Customers should do their own valudation and see which one fits their needs best.

buttaphingas | 4 years ago | on: Databricks response to Snowflake's accusation of lacking integrity

Delta is open source, but Databricks keeps optimizations for themselves as proprietary. I'm not sure why it would be any better than Snowflake's solution, which is automatically deployed across multiple AZs as a fully HA system and gives full ACID transaction compliance across any number of tables (not just per-table).

buttaphingas | 4 years ago | on: Databricks response to Snowflake's accusation of lacking integrity

Databricks isn't open source, as they keep hold of all the IP that makes it much better than OS Spark. Whether you buy Snowflake or Databricks, you're buying proprietary software.
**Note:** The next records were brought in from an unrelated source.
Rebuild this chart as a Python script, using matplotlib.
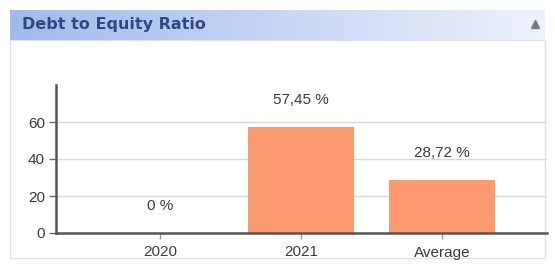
import numpy as np
import matplotlib
matplotlib.use("Agg")
import matplotlib.pyplot as plt
from matplotlib.patches import Rectangle

title = "Debt to Equity Ratio"
categories = ["2020", "2021", "Average"]
values = [0.0, 57.45, 28.72]
value_labels = ["0 %", "57,45 %", "28,72 %"]
y_ticks = [0, 20, 40, 60]

plt.rcParams["font.family"] = ["Liberation Sans", "DejaVu Sans"]

fig = plt.figure(figsize=(5.55, 2.66), dpi=100)
W, H = 555, 266


def fx(px):
    return px / W


def fy(py):
    return 1 - py / H


# panel border, kept behind the axes
fig.patches.append(Rectangle((fx(10), fy(258)), fx(535), 218 / H, transform=fig.transFigure,
                             facecolor="white", edgecolor="#e2e2e2", linewidth=1, zorder=-5))

# header bar with gradient
hax = fig.add_axes([fx(10), fy(40), fx(535), 30 / H])
grad = np.linspace(0, 1, 256).reshape(1, -1)
cmap = matplotlib.colors.LinearSegmentedColormap.from_list("hdr", ["#a0baec", "#c6d6f4", "#eef2fb"])
hax.imshow(grad, aspect="auto", cmap=cmap, extent=[0, 1, 0, 1])
hax.set_xlim(0, 1)
hax.set_ylim(0, 1)
hax.axis("off")
hax.text(0.022, 0.5, title, fontsize=11.5, fontweight="bold", color="#2f4787",
         va="center", ha="left", family="DejaVu Sans")
hax.plot([0.982], [0.55], marker="^", markersize=6, color="#7a7a7a")

ax = fig.add_axes([fx(56), fy(233), fx(491), 148 / H])
ax.patch.set_alpha(0)
x = np.arange(len(categories))
ax.bar(x, values, width=0.75, color="#fa9a6e", zorder=3)
ax.set_xlim(-0.74, 2.745)
ax.set_ylim(0, 80)
ax.set_yticks(y_ticks)
ax.set_xticks(x)
ax.set_xticklabels(categories)
ax.grid(axis="y", color="#d9d9d9", linewidth=1, zorder=0)
for s in ["top", "right"]:
    ax.spines[s].set_visible(False)
for s in ["left", "bottom"]:
    ax.spines[s].set_color("#555555")
    ax.spines[s].set_linewidth(1.8)
    ax.spines[s].set_zorder(4)
ax.tick_params(axis="both", colors="#666666", labelcolor="#3a3a3a", labelsize=11, length=5, width=1)
ax.tick_params(axis="y", pad=3)
ax.tick_params(axis="x", pad=5, color="#999999", length=4)
for xi, v, lab in zip(x, values, value_labels):
    ax.annotate(lab, (xi, v), xytext=(0, 27), textcoords="offset pixels",
                ha="center", va="center", fontsize=11, color="#3a3a3a")

fig.savefig("out.png", dpi=100)
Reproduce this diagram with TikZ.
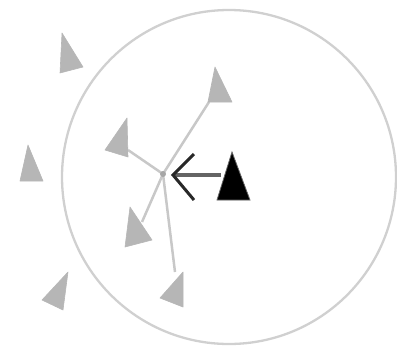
\documentclass[tikz,border=0pt]{standalone}
\definecolor{boidgray}{RGB}{182,182,182}
\definecolor{ringgray}{RGB}{208,208,208}
\definecolor{linkgray}{RGB}{200,200,200}
\definecolor{arrowgray}{RGB}{100,100,100}
\definecolor{headgray}{RGB}{40,40,40}
\tikzset{
  boid/.style={fill=boidgray, draw=boidgray, line width=0.6pt, line join=round},
  me/.style={fill=black, draw=arrowgray, line width=0.8pt},
  link/.style={draw=linkgray, line width=2.5pt},
  ring/.style={draw=ringgray, line width=2.3pt},
  shaft/.style={draw=arrowgray, line width=3.6pt},
  chevron/.style={draw=headgray, line width=3pt, line join=miter}
}
\begin{document}
\begin{tikzpicture}[x=1pt,y=-1pt]
\useasboundingbox (0,0) rectangle (397,349);
\draw[ring] (229,177) circle (167);
% centre of mass
\coordinate (c) at (163,174);
% neighbour ends
\coordinate (n4) at (128,150);
\coordinate (n5) at (209,102);
\coordinate (n6) at (142,222);
\coordinate (n7) at (175,272);
\draw[link] (c) -- (n4);
\draw[link] (c) -- (n5);
\draw[link] (c) -- (n6);
\draw[link] (c) -- (n7);
\fill[boidgray!70!gray] (c) circle (3);
% outside boids
\path[boid] (62,33) -- (83,67) -- (60,73) -- cycle;
\path[boid] (28,145) -- (43,181) -- (20,181) -- cycle;
\path[boid] (68,272) -- (63,310) -- (42,300) -- cycle;
% inside boids
\path[boid] (127,118) -- (128,157) -- (105,150) -- cycle;
\path[boid] (215,67) -- (232,102) -- (208,102) -- cycle;
\path[boid] (130,207) -- (152,240) -- (125,247) -- cycle;
\path[boid] (183,272) -- (183,307) -- (160,298) -- cycle;
% the boid itself
\coordinate (m) at (221,175);
\coordinate (tip) at (173,175);
\path[me] (232,152) -- (250,200) -- (217,200) -- cycle;
\draw[shaft] (m) -- (tip);
\draw[chevron] (194,154) -- (tip) -- (194,200);
\end{tikzpicture}
\end{document}
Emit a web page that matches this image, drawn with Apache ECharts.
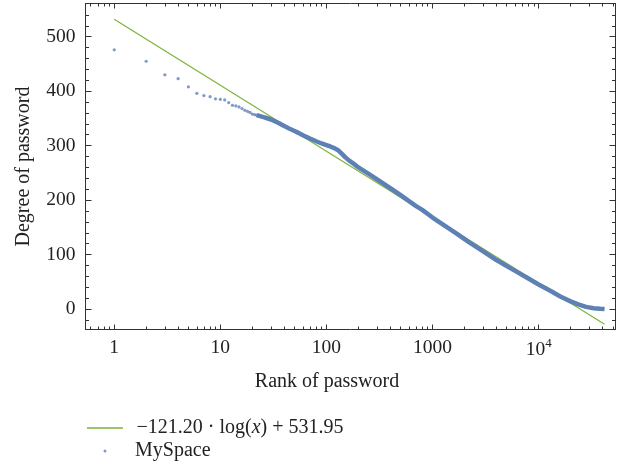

buttaphingas | 4 years ago | on: Snowflake’s response to Databricks’ TPC-DS post

The "failover and failback for business continuity" is specifically for cross-region/cloud, i.e. this is something you explicitly have to do. tbh I've never used it, as I guess this would be only for very large accounts. But all editions have automatic failover between AZs out-of-the-box.

[Edit] Highly Available would be a better description per region, as that's out of the box with no configuration. e.g. if a node dies, your cluster will automatically heal and resubmit your query. If there's an entire AZ outage, your query should be resubmitted in another AZ. I think this is why failover/back is called out separately, as that's not automatic, incurs additional costs etc. Here's a link with an explanation: www.snowflake.com/blog/how-to-make-data-protection-and-high-availability-for-analytics-fast-and-easy

I didn't know DB did MVs, masking etc., so yes, that makes sense. Maybe a better idea would be to have a minimum offering comparison, and then a maximum offering comparison (with multi-AZ failover, masking feature costs etc. included) - the reality for a customer would be somewhere between those extremes.

buttaphingas | 4 years ago | on: Snowflake’s response to Databricks’ TPC-DS post

I've used Snowflake for the past few years, and it's worth pointing out that when it comes to overall cost, there's a lot you get with Snowflake for free. For example, they have HA across 3 AZs out of the box, included in the price and with no configuration required.

If I'm reading what Databricks published correctly, it seems that they've only used 1 driver node for this benchmark, in other words it's a dev setup. If they want to compare apples-to-apples then they should configure, and price, a multi-AZ HA set-up.

I'm not sure if this is still applicable to Photon, however - can anyone confirm?

buttaphingas | 4 years ago | on: Snowflake’s response to Databricks’ TPC-DS post

This is incorrect. Every edition of Snowflake is deployed across multiple availability zones with automatic failover in the case of failure or AZ outage. This is included in the price and requires no configuration by the customer. Cross-cloud/region failover requires the top edition and a few lines of SQL to configure (plus cloud egress costs for data replication).

The higher editions of Snowflake include features like materialised views, dynamic data masking, BYOK, PCI & HIPAA compliance etc., non of which are required for the benchmark.